Campus reflections

by Michael Tilley ([email protected]) 124 views 

On the well-manicured University of Arkansas at Fort Smith campus it was early evening, with the dusk again managing the shift change between day and night.

This time of soft light and breezes borne of temperature change may be the best time to observe campus activity. Students and faculty and maintenance crews during the day are actively engaged – all bustling about to play their part in the university engine.

But an evening with its last remnants of a western sun over the active campus allows the pieces to disassociate but remain, creating an alternate view of the color and brush strokes on the campus canvas.

Joggers individually and in small groups sweat to and fro.

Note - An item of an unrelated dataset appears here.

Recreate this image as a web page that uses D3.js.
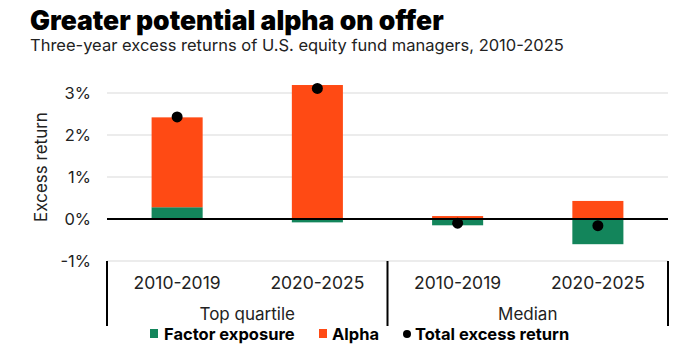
<!DOCTYPE html>
<html>
<head>
<meta charset="utf-8">
<script src="https://cdn.jsdelivr.net/npm/d3@7"></script>
<style>
  body { margin: 0; background: #fff; }
</style>
</head>
<body>
<div id="container"></div>
<script>
// data
let periods = ["2010-2019", "2020-2025", "2010-2019", "2020-2025"];
let groups = ["Top quartile", "Top quartile", "Median", "Median"];
let factorValues = [0.28, -0.08, -0.15, -0.60];
let alphaValues = [2.14, 3.19, 0.07, 0.43];
let totalValues = [2.43, 3.11, -0.10, -0.16];
let yTicks = [-1, 0, 1, 2, 3];

let w = 699;
let h = 350;
let left = 107;
let right = 668;

let green = "#13855B";
let orange = "#FF4A14";

let viz = d3.select("#container")
  .append("svg")
    .attr("width", w)
    .attr("height", h)
    .style("background-color", "white")
;

viz.append("text")
  .text("Greater potential alpha on offer")
  .attr("x", 30)
  .attr("y", 30)
  .attr("font-family", "Inter, sans-serif")
  .attr("font-weight", 900)
  .attr("font-size", 26.5)
  .attr("fill", "#000")
;

viz.append("text")
  .text("Three-year excess returns of U.S. equity fund managers, 2010-2025")
  .attr("x", 30)
  .attr("y", 51)
  .attr("font-family", "Inter, sans-serif")
  .attr("font-size", 16.5)
  .attr("fill", "#222")
;

let yScale = d3.scaleLinear().domain([-1, 3]).range([261, 93]);
let xScale = d3.scaleBand()
  .domain(d3.range(periods.length))
  .range([left, right])
  .paddingInner(0.636)
  .paddingOuter(0.318)
;

// gridlines
viz.append("g").selectAll("line")
  .data(yTicks.filter(function(d){ return d != 0; }))
  .enter()
  .append("line")
    .attr("x1", left)
    .attr("x2", right)
    .attr("y1", function(d){ return yScale(d); })
    .attr("y2", function(d){ return yScale(d); })
    .attr("stroke", "#dadada")
    .attr("stroke-width", 1.2)
;

// y axis labels
let yAxis = d3.axisLeft(yScale)
  .tickValues(yTicks)
  .tickSize(0)
  .tickPadding(16)
  .tickFormat(function(d){ return d + "%"; });
let yAxisGroup = viz.append("g")
  .attr("transform", "translate(" + left + ",0)")
  .call(yAxis);
yAxisGroup.select(".domain").remove();
yAxisGroup.selectAll("text")
  .attr("font-family", "Inter, sans-serif")
  .attr("font-size", 16.5)
  .attr("fill", "#222");

viz.append("text")
  .text("Excess return")
  .attr("transform", "translate(47, 167) rotate(-90)")
  .attr("text-anchor", "middle")
  .attr("font-family", "Inter, sans-serif")
  .attr("font-size", 17)
  .attr("fill", "#222")
;

// stacked bars: factor from zero, alpha stacked on top of any positive factor
function factorY(d, i){ return yScale(Math.max(0, d)); }
function factorH(d, i){ return Math.abs(yScale(0) - yScale(d)); }

viz.append("g").selectAll("rect")
  .data(factorValues)
  .enter()
  .append("rect")
    .attr("x", function(d, i){ return xScale(i); })
    .attr("width", xScale.bandwidth())
    .attr("y", factorY)
    .attr("height", factorH)
    .attr("fill", green)
;

viz.append("g").selectAll("rect")
  .data(alphaValues)
  .enter()
  .append("rect")
    .attr("x", function(d, i){ return xScale(i); })
    .attr("width", xScale.bandwidth())
    .attr("y", function(d, i){
      let base = Math.max(0, factorValues[i]);
      return yScale(base + d);
    })
    .attr("height", function(d, i){ return yScale(0) - yScale(d); })
    .attr("fill", orange)
;

// zero line
viz.append("line")
  .attr("x1", left)
  .attr("x2", right)
  .attr("y1", yScale(0))
  .attr("y2", yScale(0))
  .attr("stroke", "#000")
  .attr("stroke-width", 2)
;

// total dots
viz.append("g").selectAll("circle")
  .data(totalValues)
  .enter()
  .append("circle")
    .attr("cx", function(d, i){ return xScale(i) + xScale.bandwidth() / 2; })
    .attr("cy", function(d){ return yScale(d); })
    .attr("r", 5.5)
    .attr("fill", "#000")
;

// category labels
viz.append("g").selectAll("text")
  .data(periods)
  .enter()
  .append("text")
    .text(function(d){ return d; })
    .attr("x", function(d, i){ return xScale(i) + xScale.bandwidth() / 2; })
    .attr("y", 289)
    .attr("text-anchor", "middle")
    .attr("font-family", "Inter, sans-serif")
    .attr("font-size", 17.5)
    .attr("fill", "#222")
;

let groupNames = Array.from(new Set(groups));
let step = xScale.step();
viz.append("g").selectAll("text")
  .data(groupNames)
  .enter()
  .append("text")
    .text(function(d){ return d; })
    .attr("x", function(d, i){ return left + step * (2 * i + 1); })
    .attr("y", 320)
    .attr("text-anchor", "middle")
    .attr("font-family", "Inter, sans-serif")
    .attr("font-size", 17)
    .attr("fill", "#222")
;

// group separators
viz.append("g").selectAll("line")
  .data([0, 1, 2])
  .enter()
  .append("line")
    .attr("x1", function(d){ return left + step * 2 * d; })
    .attr("x2", function(d){ return left + step * 2 * d; })
    .attr("y1", yScale(-1))
    .attr("y2", 326)
    .attr("stroke", "#000")
    .attr("stroke-width", 2)
;

// legend
let legend = viz.append("g").attr("class", "legend");
legend.append("rect").attr("x", 150).attr("y", 329).attr("width", 8).attr("height", 9).attr("fill", green);
legend.append("text").text("Factor exposure")
  .attr("x", 164).attr("y", 340)
  .attr("font-family", "Inter, sans-serif").attr("font-weight", 700).attr("font-size", 16.5).attr("fill", "#000");
legend.append("rect").attr("x", 319).attr("y", 329).attr("width", 8).attr("height", 9).attr("fill", orange);
legend.append("text").text("Alpha")
  .attr("x", 332).attr("y", 340)
  .attr("font-family", "Inter, sans-serif").attr("font-weight", 700).attr("font-size", 16.5).attr("fill", "#000");
legend.append("circle").attr("cx", 407).attr("cy", 334).attr("r", 4).attr("fill", "#000");
legend.append("text").text("Total excess return")
  .attr("x", 415).attr("y", 340)
  .attr("font-family", "Inter, sans-serif").attr("font-weight", 700).attr("font-size", 16.5).attr("fill", "#000");
</script>
</body>
</html>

Across the way, whistles blow to mark progress in an intramural flag football match. Cheers and laughs and yells of encouragement counter the shrill authority of the whistle.

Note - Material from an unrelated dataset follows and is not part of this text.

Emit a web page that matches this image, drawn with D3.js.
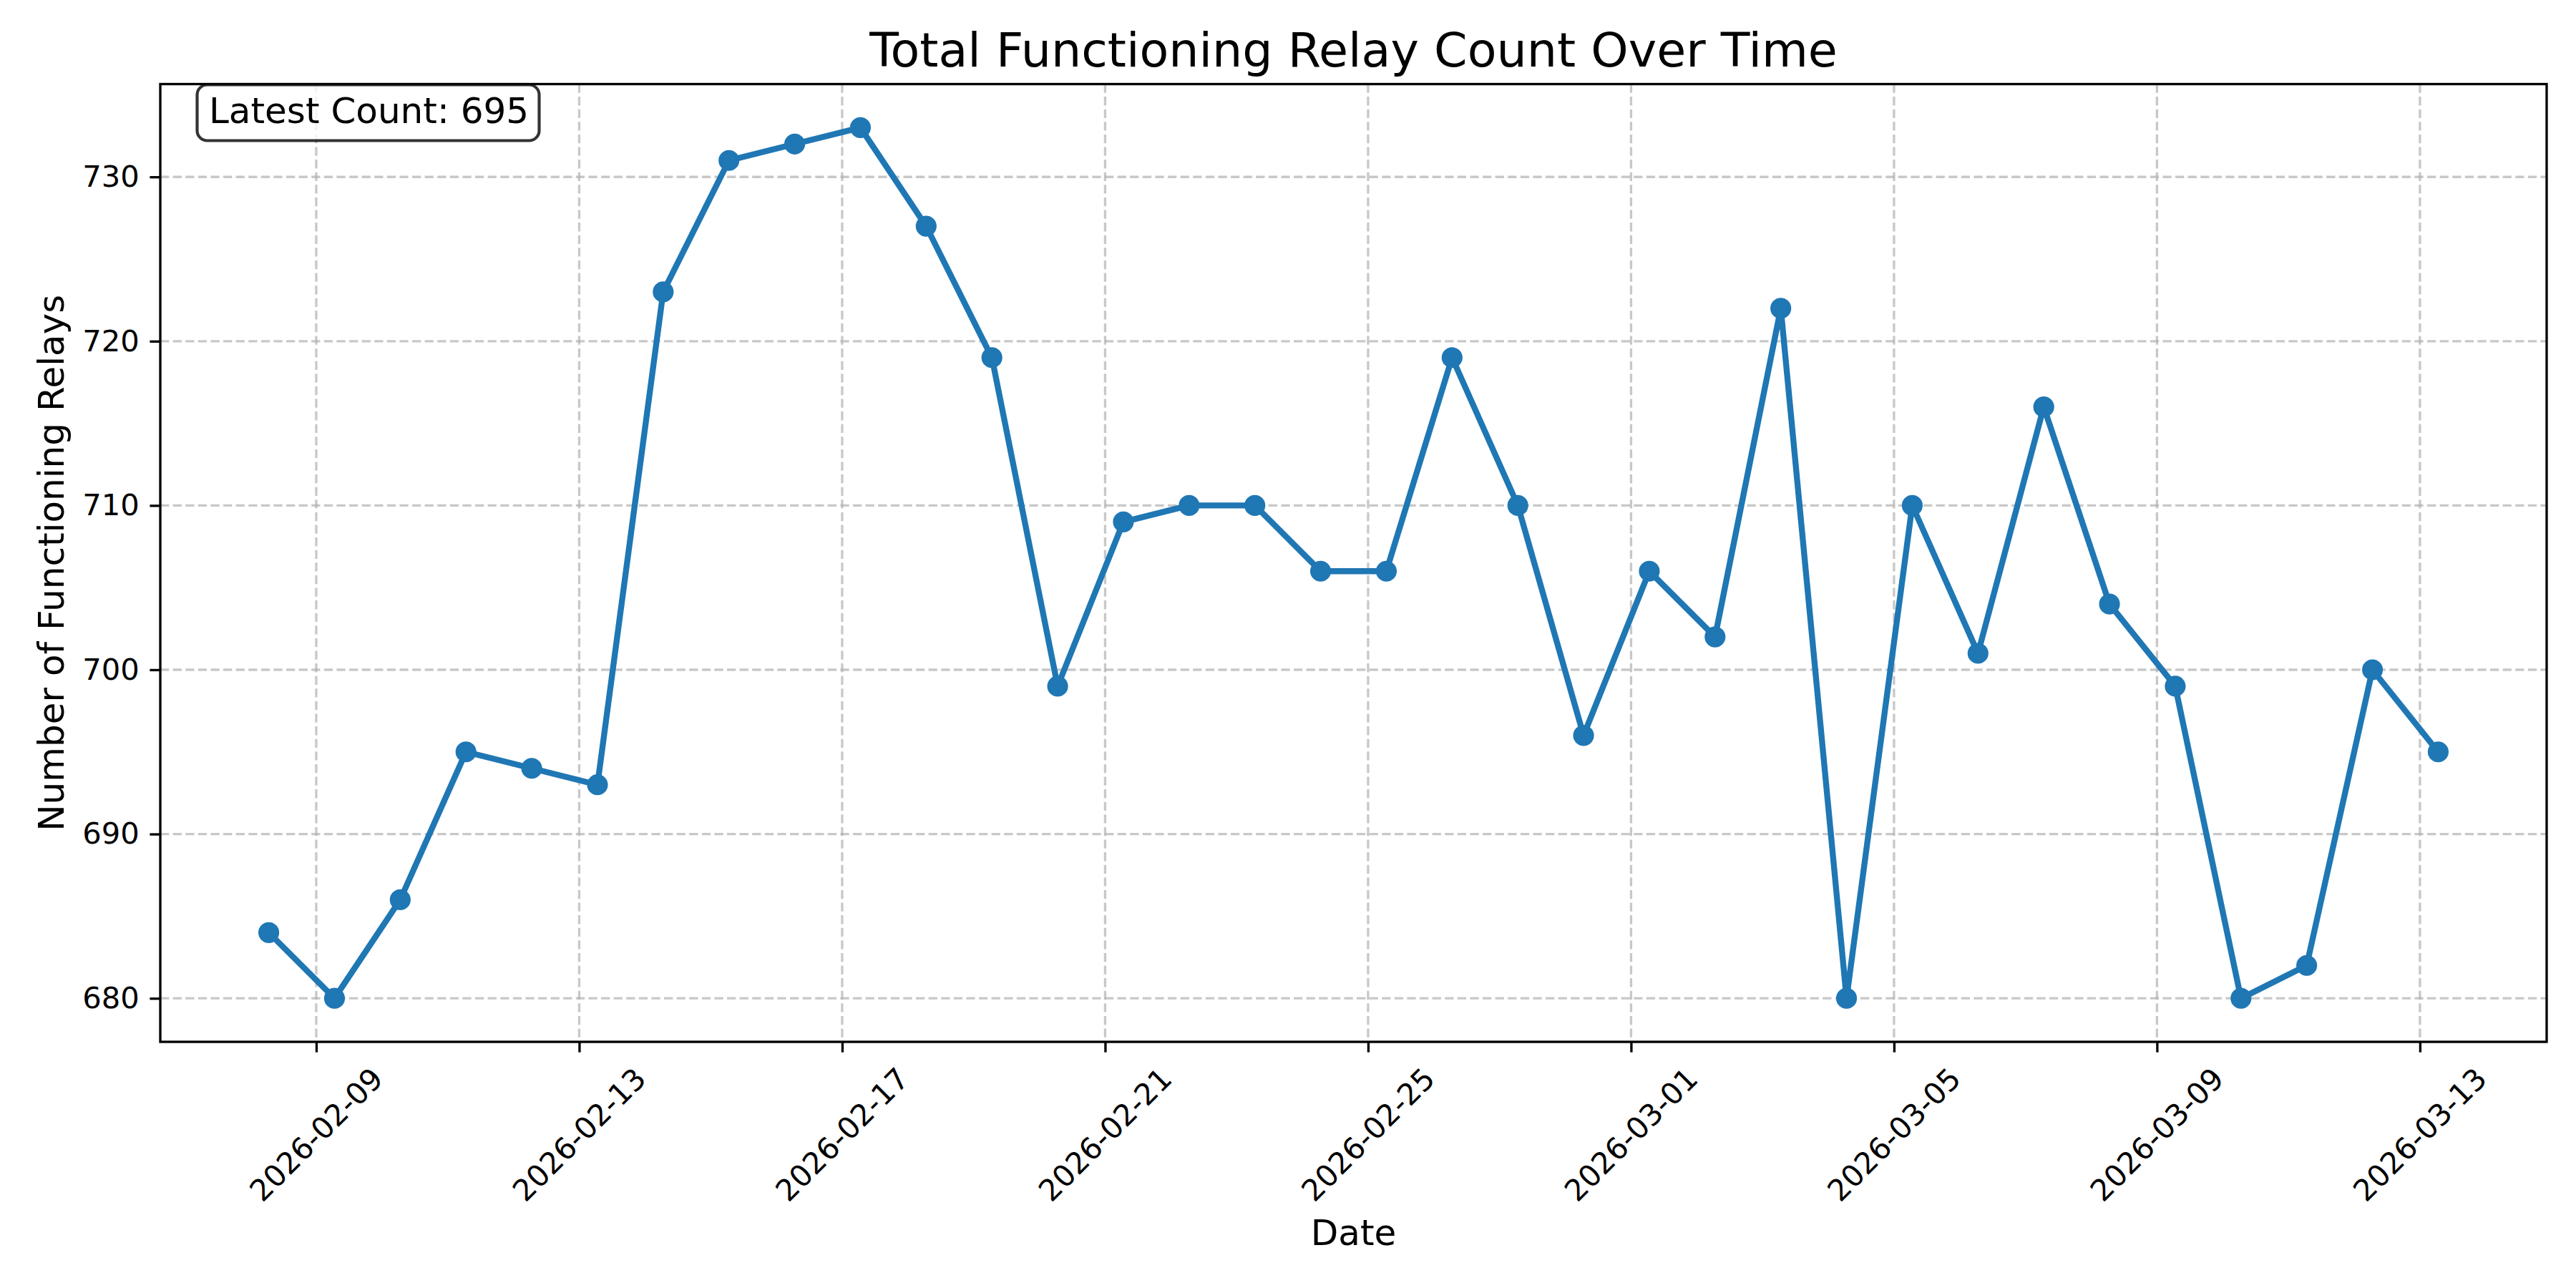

Young couples walk hand-in-hand – maybe for a long time. Or the first time. Or the last time. All three phases of passion are probable.

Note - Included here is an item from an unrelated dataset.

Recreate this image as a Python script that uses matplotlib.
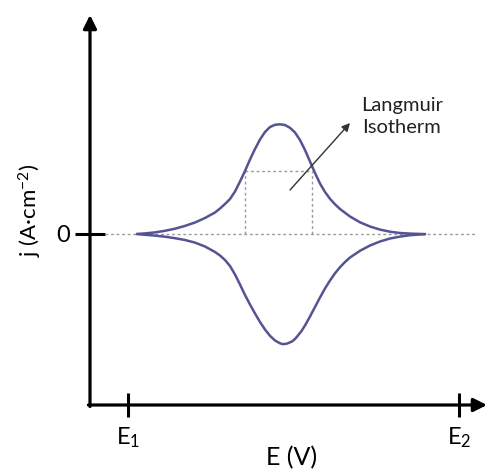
import matplotlib
matplotlib.use("Agg")
import matplotlib.pyplot as plt

plt.rcParams["font.family"] = ["Lato", "DejaVu Sans"]
plt.rcParams["mathtext.fontset"] = "custom"
plt.rcParams["mathtext.rm"] = "Lato"
plt.rcParams["mathtext.it"] = "Lato:italic"

# Potential measured from E1 (E2 sits at 331), current density in arbitrary units
# Anodic (upper) branch
E_up = [9, 17, 27, 37, 47, 57, 67, 77, 87, 92, 97, 102, 107, 112, 117, 122,
        127, 132, 137, 142, 147, 152, 157, 162, 167, 172, 177, 182, 187, 192,
        197, 202, 207, 212, 222, 232, 242, 252, 262, 272, 282, 297]
j_up = [-0.5, 0.1, 1.1, 2.7, 4.8, 7.6, 11.0, 15.5, 21.0, 25.0, 29.5, 34.5,
        42.0, 52.0, 62.5, 74.0, 84.5, 94.0, 101.5, 106.5, 108.7, 109.2, 108.5,
        105.7, 101.0, 93.5, 83.5, 72.0, 60.5, 50.0, 41.5, 34.7, 29.2, 24.5,
        17.0, 11.2, 7.0, 3.9, 1.8, 0.5, -0.1, -0.6]

# Cathodic (lower) branch
E_dn = [9, 17, 27, 37, 47, 57, 67, 77, 87, 92, 97, 102, 107, 112, 117, 122,
        127, 132, 137, 142, 147, 152, 155, 159, 164, 167, 170, 173.5, 177, 182,
        187, 192, 197, 202, 207, 212, 217, 222, 232, 242, 252, 262, 272, 282,
        297]
j_dn = [-0.5, -1.3, -2.1, -3.2, -4.7, -6.5, -9.1, -13.0, -18.5, -22.0, -26.5,
        -32.5, -41.0, -51.0, -61.5, -71.0, -80.0, -88.5, -96.0, -102.3, -107.0,
        -109.8, -110.7, -110.1, -108.0, -105.5, -102.0, -97.5, -92.0, -83.0,
        -73.5, -64.0, -55.0, -47.0, -39.8, -33.7, -28.5, -24.0, -17.3, -12.0,
        -8.0, -5.0, -3.1, -1.7, -0.6]

# Guide box marking two points on the anodic wave
box_E = [116.5, 184.0]
box_j = 63.0

x_ticks = [0, 331]
x_tick_labels = ["E$_1$", "E$_2$"]

fig = plt.figure(figsize=(4.89, 4.71), dpi=100)
ax = fig.add_axes([90 / 489, 66 / 471, 397 / 489, 390 / 471])
ax.set_xlim(-38, 359)
ax.set_ylim(-171.5, 218.5)
for s in ax.spines.values():
    s.set_visible(False)

curve_color = "#545492"
ax.plot(E_up, j_up, color=curve_color, lw=1.8, solid_capstyle="round",
        solid_joinstyle="round", zorder=3)
ax.plot(E_dn, j_dn, color=curve_color, lw=1.8, solid_capstyle="round",
        solid_joinstyle="round", zorder=3)

# dotted guides
guide = dict(color="#9a9a9a", lw=1.0, ls=(0, (2, 2)), zorder=2)
ax.plot([-23, 347], [0, 0], **guide)
ax.plot([box_E[0], box_E[0]], [0, box_j], **guide)
ax.plot([box_E[1], box_E[1]], [0, box_j], **guide)
ax.plot(box_E, [box_j, box_j], **guide)

# pointer to the label
ax.annotate("", xy=(222, 110.5), xytext=(162, 43.5),
            arrowprops=dict(arrowstyle="-|>", color="#333333", lw=1.0,
                            mutation_scale=12, shrinkA=0, shrinkB=0))
ax.text(274, 117, "Langmuir\nIsotherm", ha="center", va="center",
        fontsize=14.5, linespacing=1.3, color="#222222")

# axes with arrowheads
ax.annotate("", xy=(1, 0), xytext=(-0.004, 0), xycoords="axes fraction",
            arrowprops=dict(arrowstyle="-|>", color="black", lw=2.3,
                            mutation_scale=20, shrinkA=0, shrinkB=0),
            annotation_clip=False)
ax.annotate("", xy=(0, 1), xytext=(0, -0.004), xycoords="axes fraction",
            arrowprops=dict(arrowstyle="-|>", color="black", lw=2.3,
                            mutation_scale=20, shrinkA=0, shrinkB=0),
            annotation_clip=False)

ax.set_xticks(x_ticks)
ax.set_xticklabels(x_tick_labels, fontsize=17)
ax.set_yticks([0])
ax.set_yticklabels(["0"], fontsize=17)
ax.tick_params(axis="x", direction="inout", length=17, width=2.2, pad=6)
ax.tick_params(axis="y", direction="inout", length=21, width=2.2, pad=4)

ax.set_xlabel("E (V)", fontsize=18)
ax.xaxis.set_label_coords((292 - 90) / 397, (405 - 458) / 390)
ax.xaxis.label.set_va("center")
ax.set_ylabel("j (A·cm$^{-2}$)", fontsize=16)
ax.yaxis.set_label_coords((30 - 90) / 397, (405 - 210) / 390)
ax.yaxis.label.set_va("center")

fig.savefig("out.png", dpi=100, facecolor="white")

Several small groups, some stationary and some otherwise, laugh and talk and learn from each other in what an entrepreneurial advisor once noted are “accidental conversations” that play an important educational role outside the classroom.

Dorm windows present to the campus and any passersby an erratic patchwork of lights as the sunset matures.

The campus bell tower blocks the fading sun ball and splits the sunset with sprays of the prism, suggesting for an emotive few seconds that the tower is the center of the university and universe.

A brightly-lit 24-hour access room in the newly renovated UAFS Boreham Library provides convenience for students and serves as a reminder that learning never stops.

Scattered about campus are student government association election cards. They are small and pleasant reminders that political participation and representation continues to be promoted and valued.

It’s not long before the shift change is complete and on this night a quarter moon hovers. It’s a celestial reminder that the enrolled are early in the process of capturing light from distant sources. Indeed, the observer hopes the students are on a path to eventually be new and full and bright and admired and reflective.

A UAFS employee explained that the activity is a byproduct of an estimated 1,000 students now living on campus. The addition of perspective makes impressive the statistic. The perspective is that the university has less than a decade under its belt as a four-year university, and fewer than five years in providing modern and attractive student housing. About one in seven UAFS students live on campus, and it’s likely the ratio in future years will change in favor of campus life.

A campus with 1,000 students creates a small town likely larger than the home towns of a not insignificant number of UAFS students. It’s a city of energy. It’s a city of souls possessing the excitement of peeling back layers of the unknown. It’s a city of youthful minds and their evolving social awareness and conscience.

There was a brief temptation during the observation to opine at length that city officials and community and business leaders do more to foster future organic economic growth by connecting with the entrepreneurial minds active on this campus – and with similar minds in Northwest Arkansas. Who would bet against the notion that a valuable new process, idea or invention is housed within a mind of a UAFS student now studying between loads of laundry?

Let’s save that commentary for later.

That evening I simply sat. There was a smile sponsored by the hope that stillness would allow a small measure of the campus youth and energy and potential to recharge the batteries that feed my vision for what a community can be. There was a smile in the possibility that in this passing day I was surrounded by one thousand or more chances for new and improved tomorrows.

A growing number of experts question the need for a traditional university format. The cold practicalities wrought by technology and cultural shifts may agree with the experts, but I wonder what is lost when or if we reduce the mingling for several seasons of thousands of young hearts and minds from various lands and experiences. There also must be value in the incidental transactions between the excitement of the youthful college student and experiences of an older non-traditional student.

The whistles and a longer, sustained cheer from the intramural field interrupted the simple analysis of a campus in motion.

What remained was a sincere hope that this growing pocket of activity pulsing with new energy infects positively the almost 200-year-old surrounding city.